MAFFT28 was then used to obtain alignments of duplicate gene pairs. PAL2NAL29 was used for conversion of protein sequences into their corresponding nucleotide sequences. PAML 4.030 was used to calculate the K a/K s, ratio of nonsynonymous to synonymous per site substitution rates. The duplicate gene pairs for which K s values were less than 0.01 and greater than 0.30 were excluded because low sequence divergence can result in unreliable estimates and high K s values indicate potential sequence saturation, respectively30. Generally, K a/K s equal to 1, greater than 1, and less than 1 indicated neutral, positive, and purifying selection, respectively.

Codon usage bias and amino acid length

Codon usage bias, measured as the frequency of optimal codons (Fop) and amino acid length were estimated by Codon W (version 1.4, http://codonw.sourceforge.net).
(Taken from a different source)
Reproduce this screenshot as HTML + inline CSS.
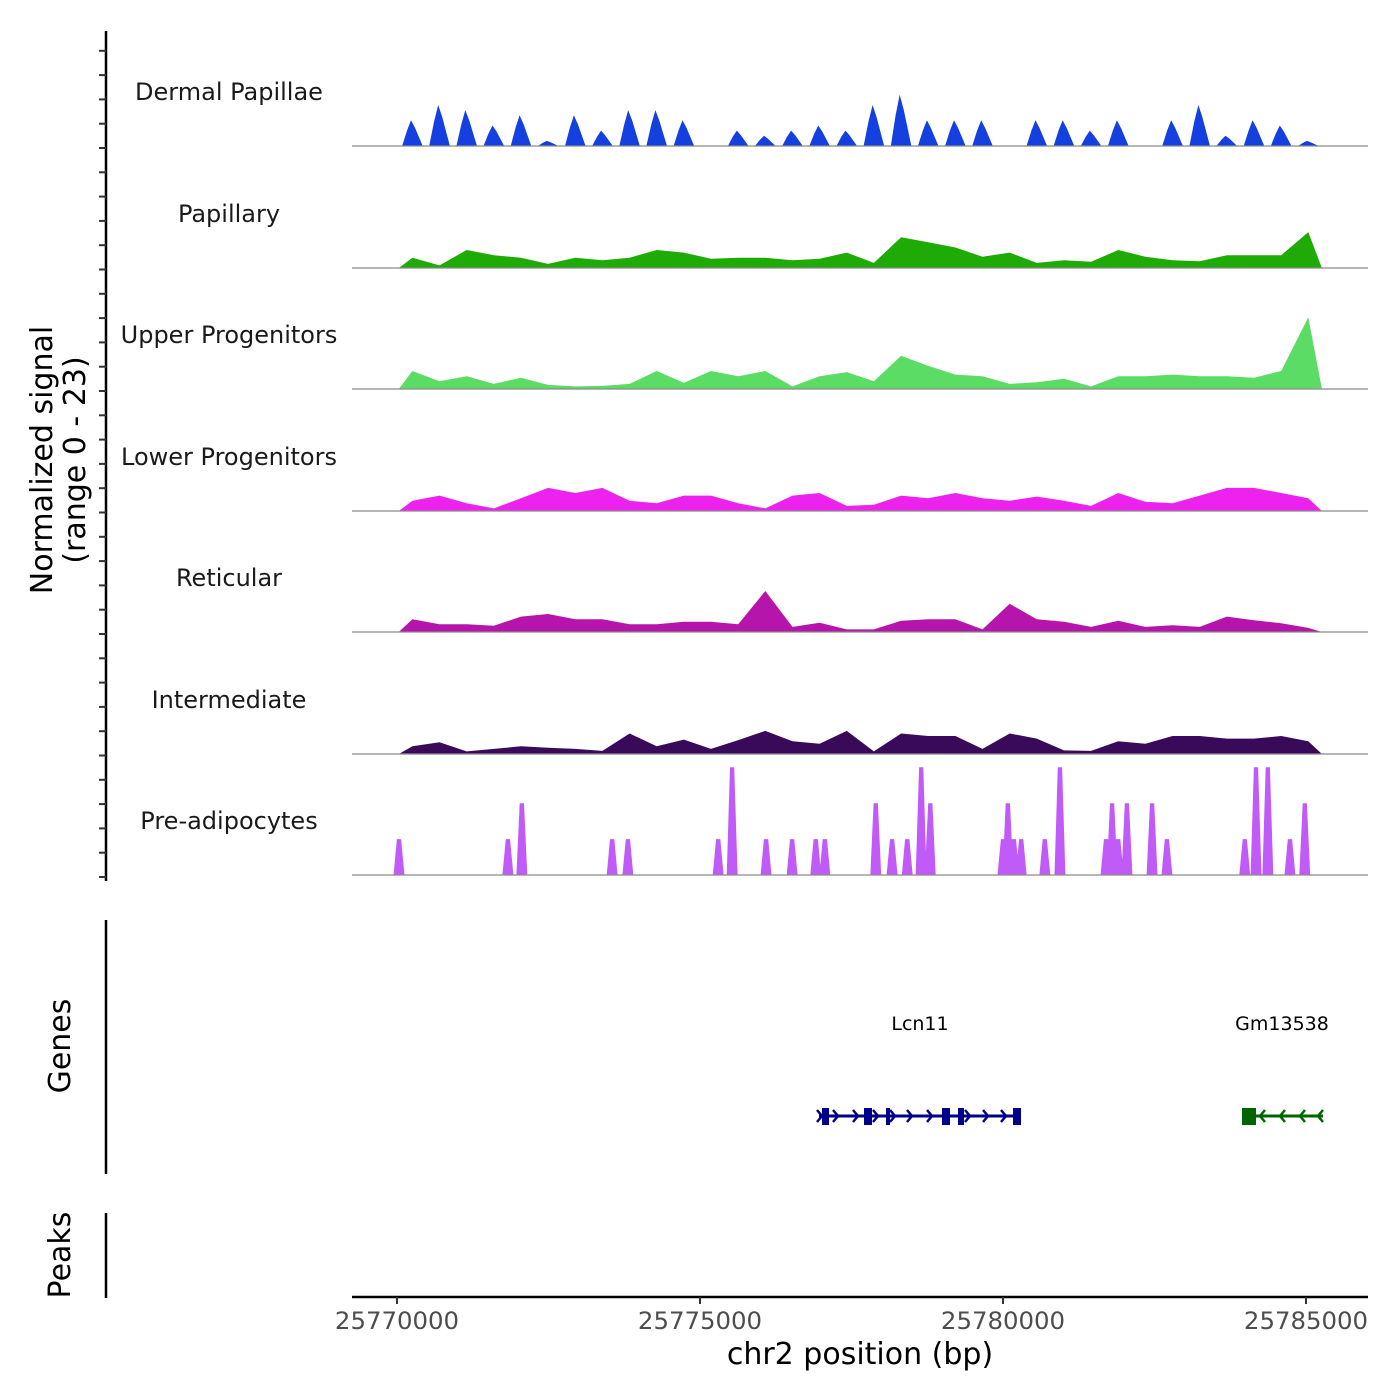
<!DOCTYPE html>
<html><head><meta charset="utf-8"><style>
html,body{margin:0;padding:0;background:#fff;}
svg{display:block;font-family:"DejaVu Sans","Liberation Sans",sans-serif;}
</style></head><body>
<svg id="chart" width="1400" height="1400" viewBox="0 0 1400 1400" xmlns="http://www.w3.org/2000/svg">
<g id="tracks"></g>
<g id="yaxis"></g>
<text transform="translate(52,460) rotate(-90)" text-anchor="middle" font-size="30" fill="#000">Normalized signal</text>
<text transform="translate(85,460) rotate(-90)" text-anchor="middle" font-size="30" fill="#000">(range 0 - 23)</text>
<line x1="106" y1="920" x2="106" y2="1174" stroke="#000" stroke-width="2.5"/>
<text transform="translate(70,1046) rotate(-90)" text-anchor="middle" font-size="30" fill="#000">Genes</text>
<line x1="106" y1="1213" x2="106" y2="1298" stroke="#000" stroke-width="2.5"/>
<text transform="translate(70,1255) rotate(-90)" text-anchor="middle" font-size="30" fill="#000">Peaks</text>
<g id="genes"></g>
<g id="xaxis"></g>
<text x="860" y="1364" text-anchor="middle" font-size="30" fill="#000">chr2 position (bp)</text>
</svg>
<script>
const NS="http://www.w3.org/2000/svg";
const binStart=25770030, binWidth=448;
const trackNames=["Dermal Papillae","Papillary","Upper Progenitors","Lower Progenitors","Reticular","Intermediate","Pre-adipocytes"];
const trackColors=["#1540e0","#1eab05","#5bdc64","#ee22ee","#b515aa","#3a0a5a","#c15bf7"];
const dermalPapillae=[5,8,7,4,6,1,6,3,7,7,5,0,3,2,3,4,3,8,10,5,5,5,0,5,5,3,5,0,5,8,2,5,4,1];
const papillary=[2,0.5,3.5,2.5,2,0.8,2,1.5,2,3.5,3,1.8,2,2,1.5,1.8,3,1,6,5,4,2.2,3,1,1.5,1.2,3.5,2.2,1.5,1.3,2.5,2.5,2.5,7];
const upperProgenitors=[3.5,1.5,2.5,1,2.2,0.8,0.5,0.6,1,3.5,1.2,3.5,2.5,3.5,0.5,2.5,3.3,1.5,6.5,4.5,2.8,2.5,1,1.3,2,0.5,2.5,2.5,2.8,2.5,2.5,2.2,3.5,14];
const lowerProgenitors=[2,3,1.5,0.5,2.5,4.5,3.5,4.5,2,1.5,3,3,1.5,0.5,3,3.5,1,1.2,3,2.5,3.5,2.5,2,2.8,2,1,3.5,1.8,1.5,3,4.5,4.5,3.5,2.5];
const reticular=[2.5,1.5,1.5,1.2,3,3.5,2.5,2.5,1.5,1.5,2,2,1.5,8,1,1.8,0.5,0.5,2.2,2.5,2.5,0.5,5.5,2.5,2,1,2.2,1,1.3,1,3,2.3,1.7,0.8];
const intermediate=[1.5,2.3,0.5,1,1.5,1.2,1,0.6,4,1.5,2.8,1,2.7,4.5,2.5,2,4.5,0.5,4,3.5,3.5,1,4,3,0.7,0.6,2.5,2,3.5,3.5,3,3,3.5,2.5];
const preadipoPos=[25770033,25771830,25772060,25773550,25773810,25775300,25775530,25776090,25776520,25776910,25777060,25777900,25778170,25778420,25778650,25778800,25780000,25780080,25780180,25780300,25780690,25780940,25781700,25781800,25781900,25782045,25782460,25782705,25783990,25784175,25784370,25784735,25784980];
const preadipoVal=[7,7,14,7,7,7,21,7,7,7,7,14,7,7,21,14,7,14,7,7,7,21,7,14,7,14,14,7,7,21,21,7,14];
const binned=[dermalPapillae,papillary,upperProgenitors,lowerProgenitors,reticular,intermediate];
const xTicks=[25770000,25775000,25780000,25785000];
const xTickLabels=["25770000","25775000","25780000","25785000"];

const X=bp=>397+(bp-25770000)*0.0606;
const baselines=[146,268,389,511,632,754,875];
const pxPerUnit=5.13;
const Y=(t,v)=>baselines[t]-v*pxPerUnit;

const tracks=document.getElementById('tracks');
trackNames.forEach((name,t)=>{
  const g=document.createElementNS(NS,'g');
  
  
  tracks.appendChild(g);
  let pts=[];
  if(t===0){
    const vals=binned[t];
    vals.forEach((v,i)=>{
      const b=binStart+binWidth*i;
      pts.push([X(b+binWidth*0.12),Y(t,0)]);
      pts.push([X(b+binWidth*0.3),Y(t,v*0.6)]);
      pts.push([X(b+binWidth*0.45),Y(t,v)]);
      pts.push([X(b+binWidth*0.6),Y(t,v*0.7)]);
      pts.push([X(b+binWidth*0.88),Y(t,0)]);
    });
  } else if(t<6){
    const vals=binned[t];
    pts.push([X(binStart),Y(t,0)]);
    vals.forEach((v,i)=>{pts.push([X(binStart+binWidth*(i+0.5)),Y(t,v)]);});
    pts.push([X(binStart+binWidth*vals.length),Y(t,0)]);
  } else {
    preadipoPos.forEach((p,i)=>{
      pts.push([X(p-90),Y(t,0)]);
      pts.push([X(p-35),Y(t,preadipoVal[i])]);
      pts.push([X(p+35),Y(t,preadipoVal[i])]);
      pts.push([X(p+90),Y(t,0)]);
    });
  }
  const poly=document.createElementNS(NS,'polygon');
  poly.setAttribute('points',pts.map(p=>p[0].toFixed(1)+','+p[1].toFixed(1)).join(' '));
  poly.setAttribute('fill',trackColors[t]);
  
  
  g.appendChild(poly);
  const bl=document.createElementNS(NS,'line');
  bl.setAttribute('x1',352);bl.setAttribute('x2',1368);
  bl.setAttribute('y1',baselines[t]);bl.setAttribute('y2',baselines[t]);
  bl.setAttribute('stroke','#8a8a8a');bl.setAttribute('stroke-width','1.2');
  
  
  g.appendChild(bl);
  const lab=document.createElementNS(NS,'text');
  lab.setAttribute('x',229);lab.setAttribute('y',baselines[t]-46);
  lab.setAttribute('text-anchor','middle');lab.setAttribute('font-size','24');lab.setAttribute('fill','#1a1a1a');
  lab.textContent=name;
  
  
  g.appendChild(lab);
});

const ya=document.getElementById('yaxis');
const yl=document.createElementNS(NS,'line');
yl.setAttribute('x1',106);yl.setAttribute('x2',106);yl.setAttribute('y1',31);yl.setAttribute('y2',881);
yl.setAttribute('stroke','#000');yl.setAttribute('stroke-width','2.5');


ya.appendChild(yl);
for(let i=0;i<35;i++){
  const y=877-i*24.3;
  const tk=document.createElementNS(NS,'line');
  tk.setAttribute('x1',99);tk.setAttribute('x2',106);tk.setAttribute('y1',y);tk.setAttribute('y2',y);
  tk.setAttribute('stroke','#333');tk.setAttribute('stroke-width','2');
  
  
  ya.appendChild(tk);
}

const xa=document.getElementById('xaxis');
const xl=document.createElementNS(NS,'line');
xl.setAttribute('x1',352);xl.setAttribute('x2',1368);xl.setAttribute('y1',1297);xl.setAttribute('y2',1297);
xl.setAttribute('stroke','#000');xl.setAttribute('stroke-width','2.5');


xa.appendChild(xl);
xTicks.forEach((v,i)=>{
  const x=X(v);
  const tk=document.createElementNS(NS,'line');
  tk.setAttribute('x1',x);tk.setAttribute('x2',x);tk.setAttribute('y1',1297);tk.setAttribute('y2',1304);
  tk.setAttribute('stroke','#333');tk.setAttribute('stroke-width','2');
  
  
  xa.appendChild(tk);
  const tx=document.createElementNS(NS,'text');
  tx.setAttribute('x',x);tx.setAttribute('y',1329);tx.setAttribute('text-anchor','middle');
  tx.setAttribute('font-size','24.4');tx.setAttribute('fill','#4d4d4d');
  tx.textContent=xTickLabels[i];
  
  
  xa.appendChild(tx);
});

const genes=document.getElementById('genes');
function gene(name,color,x1,x2,exons,dir,chev,labX){
  const g=document.createElementNS(NS,'g');
  
  
  genes.appendChild(g);
  const l=document.createElementNS(NS,'line');
  l.setAttribute('x1',x1);l.setAttribute('x2',x2);l.setAttribute('y1',1116);l.setAttribute('y2',1116);
  l.setAttribute('stroke',color);l.setAttribute('stroke-width','3');
  
  
  g.appendChild(l);
  chev.forEach(cx=>{
    const p=document.createElementNS(NS,'polyline');
    const d=dir*5;
    p.setAttribute('points',(cx-d)+',1110 '+cx+',1116 '+(cx-d)+',1122');
    p.setAttribute('fill','none');p.setAttribute('stroke',color);p.setAttribute('stroke-width','2.5');
    
    
    g.appendChild(p);
  });
  exons.forEach(e=>{
    const r=document.createElementNS(NS,'rect');
    r.setAttribute('x',e[0]);r.setAttribute('width',e[1]-e[0]);r.setAttribute('y',1108);r.setAttribute('height',17);
    r.setAttribute('fill',color);
    
    
    g.appendChild(r);
  });
  const t=document.createElementNS(NS,'text');
  t.setAttribute('x',labX);t.setAttribute('y',1030);t.setAttribute('text-anchor','middle');
  t.setAttribute('font-size','19');t.setAttribute('fill','#000');
  t.textContent=name;
  
  
  g.appendChild(t);
}
gene('Lcn11','#00008b',819,1021,[[822,829],[864,872],[886,890],[942,950],[958,964],[1013,1021]],1,[822,838,858,878,895,912,932,970,988,1006],920);
gene('Gm13538','#006400',1242,1323,[[1242,1256]],-1,[1260,1280,1300,1318],1282);
</script>
</body></html>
Fop values can range from 0 to 1. Fop values approaching 1 indicate a given gene has extreme codon usage bias31. To avoid partial sequences, the following evaluation criteria were adopted: (1) CDSs must start in ATG and end in TAA, TAG, or TGA and (2) CDSs must lack premature termination or ambiguous codons.

Statistical analysis

The Mann–Whitney U and Kruskal–Wallis tests were conducted in JMP 9.0 (SAS Institute, Inc., Cary, NC, USA). P-values less than 0.05 were considered significant.